The original mahogany ‘Dann’ sight used by Fort during the Dambusters raid was sold to a private buyer at JP Humbert on January 20, 2015, for a hammer price of £41,500 (estimate £20,000-25,000). It came from the same collection.

This curious triangulation instrument - the two arms were placed at an angle to line up with the towers at either end of the dam so that the bomb could be dropped at precisely the right distance from it - was the brainchild of Wing Commander Dann.

Dambusters medal groups

Also in 2015, the medal group of Les Munro, the last surviving Dambusters pilot, was due to be offered at  London saleroom Dix Noonan Webb on March 25 with an estimate of £40,000-50,000, to raise money for the RAF Benevolent Fund's upkeep of the Bomber Command Memorial in London.
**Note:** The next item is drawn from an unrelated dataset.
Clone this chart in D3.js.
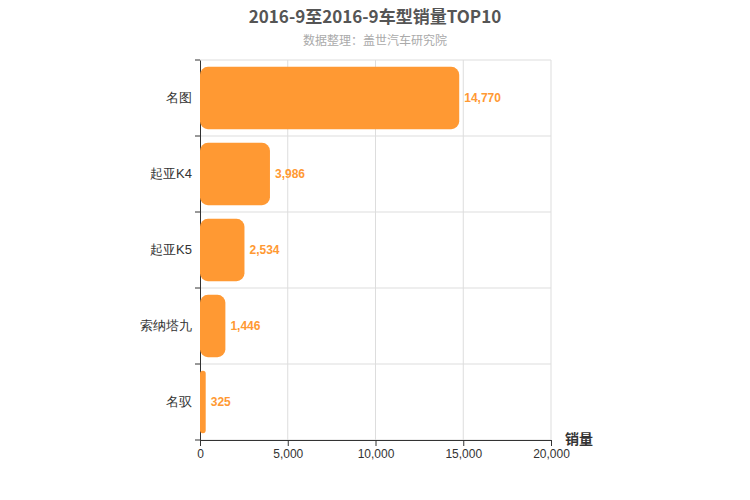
<!DOCTYPE html>
<html><head><meta charset="utf-8">
<script src="https://cdn.jsdelivr.net/npm/d3@7"></script>
<style>body{margin:0;background:#fff;font-family:"Noto Sans CJK SC","Noto Sans",sans-serif;}</style>
</head><body>
<svg id="chart" width="750" height="500"></svg>
<script>
const categories = ['名图', '起亚K4', '起亚K5', '索纳塔九', '名驭'];
const sales = [14770, 3986, 2534, 1446, 325];
const xTicks = [0, 5000, 10000, 15000, 20000];

const svg = d3.select('#chart');
const margin = { top: 60, left: 200, right: 199, bottom: 60 };
const width = 750 - margin.left - margin.right;
const height = 500 - margin.top - margin.bottom;

svg.append('text').attr('x', 375).attr('y', 23).attr('text-anchor', 'middle')
  .attr('font-size', 17).attr('font-weight', 'bold').attr('fill', '#555')
  .text('2016-9至2016-9车型销量TOP10');
svg.append('text').attr('x', 375).attr('y', 45).attr('text-anchor', 'middle')
  .attr('font-size', 12).attr('fill', '#aaa').text('数据整理：盖世汽车研究院');

const g = svg.append('g').attr('transform', `translate(${margin.left},${margin.top})`);
const x = d3.scaleLinear().domain([0, 20000]).range([0, width]);
const y = d3.scaleBand().domain(categories).range([0, height]).paddingInner(0.18).paddingOuter(0.09);

// grid
g.selectAll('.vgrid').data(xTicks.slice(1)).enter().append('line')
  .attr('x1', d => x(d)).attr('x2', d => x(d)).attr('y1', 0).attr('y2', height)
  .attr('stroke', '#ddd');
const bounds = d3.range(categories.length + 1).map(i => i * height / categories.length);
g.selectAll('.hgrid').data(bounds).enter().append('line')
  .attr('x1', 0).attr('x2', width).attr('y1', d => d).attr('y2', d => d)
  .attr('stroke', '#ddd');

const xAxis = g.append('g').attr('transform', `translate(0,${height})`)
  .call(d3.axisBottom(x).tickValues(xTicks).tickFormat(d3.format(',')).tickSizeOuter(0));
xAxis.selectAll('text').attr('font-size', 12).attr('fill', '#333').attr('font-family', 'Arial, sans-serif');
xAxis.selectAll('line,path').attr('stroke', '#333');

const yAxis = g.append('g').call(d3.axisLeft(y).tickSize(0).tickPadding(8));
yAxis.selectAll('text').attr('font-size', 13).attr('fill', '#333');
yAxis.select('path').attr('stroke', '#333');
yAxis.selectAll('.b').data(bounds).enter().append('line').attr('class', 'b')
  .attr('x1', -5).attr('x2', 0).attr('y1', d => d).attr('y2', d => d).attr('stroke', '#333');

g.selectAll('.bar').data(sales).enter().append('rect')
  .attr('x', 0).attr('y', (d, i) => y(categories[i]))
  .attr('width', d => x(d)).attr('height', y.bandwidth())
  .attr('rx', d => Math.min(8, x(d) / 2)).attr('fill', '#ff9933');

g.selectAll('.lbl').data(sales).enter().append('text')
  .attr('x', d => x(d) + 5).attr('y', (d, i) => y(categories[i]) + y.bandwidth() / 2 + 4)
  .attr('font-size', 12).attr('font-weight', 'bold').attr('fill', '#ff9933')
  .attr('font-family', 'Arial, sans-serif').text(d => d3.format(',')(d));

svg.append('text').attr('x', 565).attr('y', 444).attr('font-size', 14).attr('font-weight', 'bold')
  .attr('fill', '#333').text('销量');
</script>
</body></html>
Before the sale, Munro accepted Lord Ashcroft's offer to donate £75,000 to the fund in return for gifting his decorations and medals to a museum in the RAF veteran's native New Zealand.

Mr Munro, now 95, was one of only two New Zealanders to have taken part in the raid.

DNW decided to waive all their fees and out-of-pocket expenses on the understanding that the Museum of Transport and Technology in Auckland, where the honours will go on display, makes a further donation of £10,000 to the RAF Benevolent Fund.

However, the British peer failed in his bid to buy another Dambusters medal set also offered in March 2015. Ft Lt Richard Trevor-Roper’s Distinguished Flying Cross (DFC) and Distinguished Flying Medal (DFM) pair, being sold by the family, doubled the top estimate to make a hammer price of £120,000 at Dorset auctioneers Charterhouse.

Ft Lt Trevor-Roper was gunnery leader, flying as rear-gunner in Guy Gibson's lead Lancaster ED932 AJ-G, and won the DFC for his part in the Möhne Dam attack on May 16-17, 1943. He received the DFM (gazetted December 23, 1941) as a sergeant with 50 Squadron.